Нормально, — сказала я.
Вы не ходили, да?
Не-а.
И даже не стремились попасть?
Зачем?
Я заметила, что, разговаривая со мной, мужчина все время поглядывает на Веру. Она молчит, тоже поглядывает на него и улыбается. А я нахожусь между ними, как бетонный столб посреди перестрелки.
А что, у вас нет к нему никаких вопросов? — Мужчина быстро взглянул на меня. — У меня вот есть, могу выписать на бумажку в следующий раз.
Он говорил со мной снисходительно, как с восьмиклассницей, и я разозлилась.
Зачем, — сказала я. — Чтобы нас схватили, как этих дур?
То есть ты считаешь, что девушки, которые пытались задать вопросы, дуры?
Они выскочили на балюстраду с плакатами.
Да, и что?
Это обычная провокация.
Не провокация, а то единственное, что они были в силах сделать. Ты же сама учишься на журналиста, разве нет?
Теперь мы смотрели друг на друга и не видели Веры. Кажется, мужчина тоже разозлился. Я прекратила робеть, потому что стало ясно: с самого начала он затеял этот разговор, чтобы поучить меня жизни.

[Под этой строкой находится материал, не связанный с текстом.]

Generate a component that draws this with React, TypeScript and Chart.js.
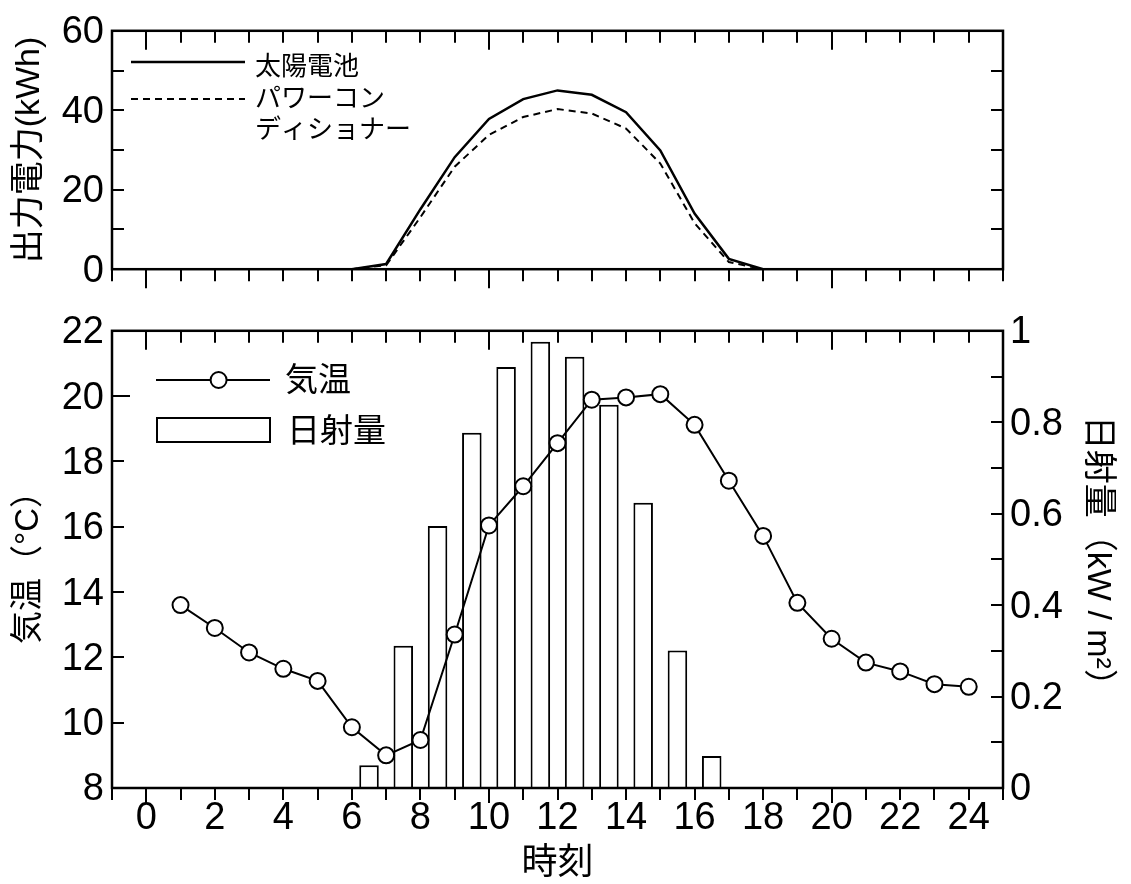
import React, { useEffect, useRef } from "react";
import { Chart, registerables } from "chart.js";

Chart.register(...registerables);

// ---------- data ----------
const hours = [0, 1, 2, 3, 4, 5, 6, 7, 8, 9, 10, 11, 12, 13, 14, 15, 16, 17, 18, 19, 20, 21, 22, 23, 24];
const solarCellPower = [0, 0, 0, 0, 0, 0, 0, 1.3, 15.1, 28.2, 37.8, 42.8, 45.0, 43.9, 39.5, 29.9, 14.0, 2.6, 0, 0, 0, 0, 0, 0, 0];
const powerConditionerPower = [0, 0, 0, 0, 0, 0, 0, 1.0, 13.1, 25.8, 33.8, 38.3, 40.3, 39.2, 35.4, 26.6, 11.6, 1.8, 0, 0, 0, 0, 0, 0, 0];

const tempHours = [1, 2, 3, 4, 5, 6, 7, 8, 9, 10, 11, 12, 13, 14, 15, 16, 17, 18, 19, 20, 21, 22, 23, 24];
const temperature = [13.6, 12.9, 12.15, 11.65, 11.28, 9.86, 9.0, 9.47, 12.7, 16.04, 17.24, 18.56, 19.89, 19.96, 20.06, 19.12, 17.41, 15.72, 13.67, 12.57, 11.84, 11.57, 11.18, 11.1];

const radiationHours = [6.5, 7.5, 8.5, 9.5, 10.5, 11.5, 12.5, 13.5, 14.5, 15.5, 16.5];
const radiation = [0.05, 0.311, 0.573, 0.777, 0.921, 0.976, 0.943, 0.838, 0.624, 0.301, 0.07];

// ---------- ticks ----------
const powerTicks = [0, 20, 40, 60];
const powerMarkTicks = [10, 20, 30, 40, 50];
const hourLabelTicks = [0, 2, 4, 6, 8, 10, 12, 14, 16, 18, 20, 22, 24];
const hourInnerTicks = [0, 1, 2, 3, 4, 5, 6, 7, 8, 9, 10, 11, 12, 13, 14, 15, 16, 17, 18, 19, 20, 21, 22, 23, 24];
const hourOuterTicks = [-1, 0, 1, 2, 3, 4, 5, 6, 7, 8, 9, 10, 11, 12, 13, 14, 15, 16, 17, 18, 19, 20, 21, 22, 23, 24, 25];
const hourMajorTicks = [0, 10, 20];
const tempTicks = [8, 10, 12, 14, 16, 18, 20, 22];
const tempMarkTicks = [10, 12, 14, 16, 18, 20];
const tempLongTicks = [20];
const radiationTicks = [0, 0.2, 0.4, 0.6, 0.8, 1];
const radiationTickLabels = ["0", "0.2", "0.4", "0.6", "0.8", "1"];
const radiationMarkTicks = [0.1, 0.2, 0.3, 0.4, 0.5, 0.6, 0.7, 0.8, 0.9];

const FONT = '"Liberation Sans", Arial, "Noto Sans CJK JP", sans-serif';

type FrameSpec = {
  xTopLen: (v: number) => number;
  xBottomLen: (v: number) => number;
  yLeftKey: string;
  yLeftTicks: number[];
  yLeftLen: (v: number) => number;
  yRightKey: string;
  yRightTicks: number[];
};

function makeFramePlugin(spec: FrameSpec) {
  return {
    id: "frame",
    afterDatasetsDraw(chart: any) {
      const { ctx, chartArea: a, scales } = chart;
      const xs = scales.x;
      const yl = scales[spec.yLeftKey];
      const yr = scales[spec.yRightKey];
      ctx.save();
      ctx.strokeStyle = "#000";
      ctx.lineCap = "butt";
      ctx.lineWidth = 2;
      const seg = (x1: number, y1: number, x2: number, y2: number) => {
        ctx.beginPath();
        ctx.moveTo(x1, y1);
        ctx.lineTo(x2, y2);
        ctx.stroke();
      };
      hourInnerTicks.forEach((v) => {
        const px = Math.round(xs.getPixelForValue(v));
        seg(px, a.top, px, a.top + spec.xTopLen(v));
      });
      hourOuterTicks.forEach((v) => {
        const px = Math.round(xs.getPixelForValue(v));
        seg(px, a.bottom, px, a.bottom + spec.xBottomLen(v));
      });
      spec.yLeftTicks.forEach((v) => {
        const py = Math.round(yl.getPixelForValue(v));
        seg(a.left, py, a.left + spec.yLeftLen(v), py);
      });
      spec.yRightTicks.forEach((v) => {
        const py = Math.round(yr.getPixelForValue(v));
        seg(a.right, py, a.right - 12, py);
      });
      ctx.lineWidth = 2.5;
      ctx.strokeRect(a.left, a.top, a.right - a.left, a.bottom - a.top);
      ctx.restore();
    },
  };
}

const topLegendPlugin = {
  id: "topLegend",
  afterDraw(chart: any) {
    const { ctx } = chart;
    ctx.save();
    ctx.strokeStyle = "#000";
    ctx.fillStyle = "#000";
    ctx.lineWidth = 2.5;
    ctx.beginPath();
    ctx.moveTo(131, 62);
    ctx.lineTo(245, 62);
    ctx.stroke();
    ctx.lineWidth = 2;
    ctx.setLineDash([7, 5]);
    ctx.beginPath();
    ctx.moveTo(131, 99);
    ctx.lineTo(245, 99);
    ctx.stroke();
    ctx.setLineDash([]);
    ctx.font = `26px ${FONT}`;
    ctx.textBaseline = "middle";
    ctx.textAlign = "left";
    ctx.fillText("太陽電池", 255, 68);
    ctx.fillText("パワーコン", 255, 100);
    ctx.fillText("ディショナー", 255, 131);
    ctx.restore();
  },
};

const bottomLegendPlugin = {
  id: "bottomLegend",
  afterDraw(chart: any) {
    const { ctx } = chart;
    ctx.save();
    ctx.strokeStyle = "#000";
    ctx.fillStyle = "#000";
    ctx.lineWidth = 2;
    ctx.beginPath();
    ctx.moveTo(156, 80);
    ctx.lineTo(270, 80);
    ctx.stroke();
    ctx.beginPath();
    ctx.arc(218.6, 80, 8, 0, Math.PI * 2);
    ctx.fillStyle = "#fff";
    ctx.fill();
    ctx.stroke();
    ctx.strokeRect(157, 118, 113, 24);
    ctx.fillStyle = "#000";
    ctx.font = `33px ${FONT}`;
    ctx.textBaseline = "middle";
    ctx.textAlign = "left";
    ctx.fillText("気温", 285, 82);
    ctx.fillText("日射量", 287, 133);
    ctx.restore();
  },
};

const isMajorHour = (v: number) => hourMajorTicks.includes(v);

export default function App() {
  const topRef = useRef<HTMLCanvasElement>(null);
  const botRef = useRef<HTMLCanvasElement>(null);

  useEffect(() => {
    const tickFont = { family: FONT, size: 38 };

    const topChart = new Chart(topRef.current as HTMLCanvasElement, {
      type: "line",
      data: {
        datasets: [
          {
            label: "太陽電池",
            data: hours.map((h, i) => ({ x: h, y: solarCellPower[i] })),
            borderColor: "#000",
            borderWidth: 2.5,
            pointRadius: 0,
            tension: 0,
          },
          {
            label: "パワーコンディショナー",
            data: hours.map((h, i) => ({ x: h, y: powerConditionerPower[i] })),
            borderColor: "#000",
            borderWidth: 2,
            borderDash: [7, 5],
            pointRadius: 0,
            tension: 0,
          },
        ],
      },
      options: {
        responsive: false,
        animation: false,
        layout: { padding: { top: 23, right: 128, bottom: 23, left: 0 } },
        plugins: { legend: { display: false }, tooltip: { enabled: false } },
        scales: {
          x: { type: "linear", min: -1, max: 25, display: false },
          y: {
            type: "linear",
            min: 0,
            max: 60,
            afterBuildTicks: (s: any) => {
              s.ticks = powerTicks.map((v) => ({ value: v }));
            },
            afterFit: (s: any) => {
              s.width = 112;
            },
            grid: { display: false, drawTicks: false },
            border: { display: false },
            ticks: { font: tickFont, color: "#000", padding: 8, labelOffset: 2 },
            title: {
              display: true,
              text: "出力電力(kWh)",
              color: "#000",
              font: { family: FONT, size: 34 },
              padding: { top: 9, bottom: 0 },
            },
          },
        },
      } as any,
      plugins: [
        makeFramePlugin({
          xTopLen: (v) => (isMajorHour(v) ? 19 : 12),
          xBottomLen: (v) => (isMajorHour(v) ? 19 : 12),
          yLeftKey: "y",
          yLeftTicks: powerMarkTicks,
          yLeftLen: () => 12,
          yRightKey: "y",
          yRightTicks: powerMarkTicks,
        }),
        topLegendPlugin,
      ],
    });

    const botChart = new Chart(botRef.current as HTMLCanvasElement, {
      type: "bar",
      data: {
        datasets: [
          {
            type: "line",
            label: "気温",
            data: tempHours.map((h, i) => ({ x: h, y: temperature[i] })),
            yAxisID: "y",
            borderColor: "#000",
            borderWidth: 2,
            pointRadius: 8,
            pointBorderWidth: 2,
            pointBackgroundColor: "#fff",
            pointBorderColor: "#000",
            tension: 0,
            order: 0,
          },
          {
            type: "bar",
            label: "日射量",
            data: radiationHours.map((h, i) => ({ x: h, y: radiation[i] })),
            yAxisID: "y1",
            backgroundColor: "#fff",
            borderColor: "#000",
            borderWidth: 2,
            barPercentage: 0.57,
            categoryPercentage: 1,
            order: 1,
          },
        ],
      } as any,
      options: {
        responsive: false,
        animation: false,
        layout: { padding: { top: 30, right: 0, bottom: 0, left: 0 } },
        plugins: { legend: { display: false }, tooltip: { enabled: false } },
        scales: {
          x: {
            type: "linear",
            min: -1,
            max: 25,
            offset: false,
            afterBuildTicks: (s: any) => {
              s.ticks = hourLabelTicks.map((v) => ({ value: v }));
            },
            afterFit: (s: any) => {
              s.height = 96;
            },
            grid: { display: false, drawTicks: false, offset: false },
            border: { display: false },
            ticks: { font: tickFont, color: "#000", padding: 8, maxRotation: 0, autoSkip: false },
            title: {
              display: true,
              text: "時刻",
              color: "#000",
              font: { family: FONT, size: 36 },
              padding: { top: 0, bottom: -2 },
            },
          },
          y: {
            type: "linear",
            position: "left",
            min: 8,
            max: 22,
            afterBuildTicks: (s: any) => {
              s.ticks = tempTicks.map((v) => ({ value: v }));
            },
            afterFit: (s: any) => {
              s.width = 112;
            },
            grid: { display: false, drawTicks: false },
            border: { display: false },
            ticks: { font: tickFont, color: "#000", padding: 8, labelOffset: 2 },
            title: {
              display: true,
              text: "気温（°C）",
              color: "#000",
              font: { family: FONT, size: 33 },
              padding: { top: 9, bottom: 0 },
            },
          },
          y1: {
            type: "linear",
            position: "right",
            min: 0,
            max: 1,
            afterBuildTicks: (s: any) => {
              s.ticks = radiationTicks.map((v) => ({ value: v }));
            },
            afterFit: (s: any) => {
              s.width = 128;
            },
            grid: { display: false, drawTicks: false },
            border: { display: false },
            ticks: {
              font: tickFont,
              color: "#000",
              padding: 7,
              labelOffset: 2,
              callback: (_v: any, i: number) => radiationTickLabels[i],
            },
            title: {
              display: true,
              text: "日射量（kW / m²）",
              color: "#000",
              font: { family: FONT, size: 34 },
              padding: { top: 13, bottom: 0 },
            },
          },
        },
      } as any,
      plugins: [
        makeFramePlugin({
          xTopLen: (v) => (isMajorHour(v) ? 19 : 12),
          xBottomLen: (v) => (isMajorHour(v) ? 15 : 12),
          yLeftKey: "y",
          yLeftTicks: tempMarkTicks,
          yLeftLen: (v) => (tempLongTicks.includes(v) ? 18 : 12),
          yRightKey: "y1",
          yRightTicks: radiationMarkTicks,
        }),
        bottomLegendPlugin,
      ],
    });

    return () => {
      topChart.destroy();
      botChart.destroy();
    };
  }, []);

  return (
    <div style={{ position: "absolute", left: 0, top: 0, width: 1131, height: 884, background: "#fff" }}>
      <canvas
        ref={topRef}
        width={1131}
        height={300}
        style={{ position: "absolute", left: 0, top: 0, width: 1131, height: 300, display: "block" }}
      />
      <canvas
        ref={botRef}
        width={1131}
        height={584}
        style={{ position: "absolute", left: 0, top: 300, width: 1131, height: 584, display: "block" }}
      />
    </div>
  );
}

Я радовалась его раздражению.
Они прекрасно знали, что на вопросы с плаката не ответят, а их самих схватят и отвезут в СИЗО, — сказала я.
И что?
А то, что они дуры и на самом деле хотели внимания, такой мой вывод.
Я не переубедила его и знала это. Но чувствовала, что поднялась над своей робостью и удобно устроилась в точке, из которой могла говорить что угодно. Иногда мне было необходимо прорвать границы и увидеть, что они охраняли пустоту. Ничего не изменилось оттого, что этот привлекательный мужчина теперь меня презирал. Пусть он был старше и умнее, я оставалась собой и чувствовала себя прекрасно.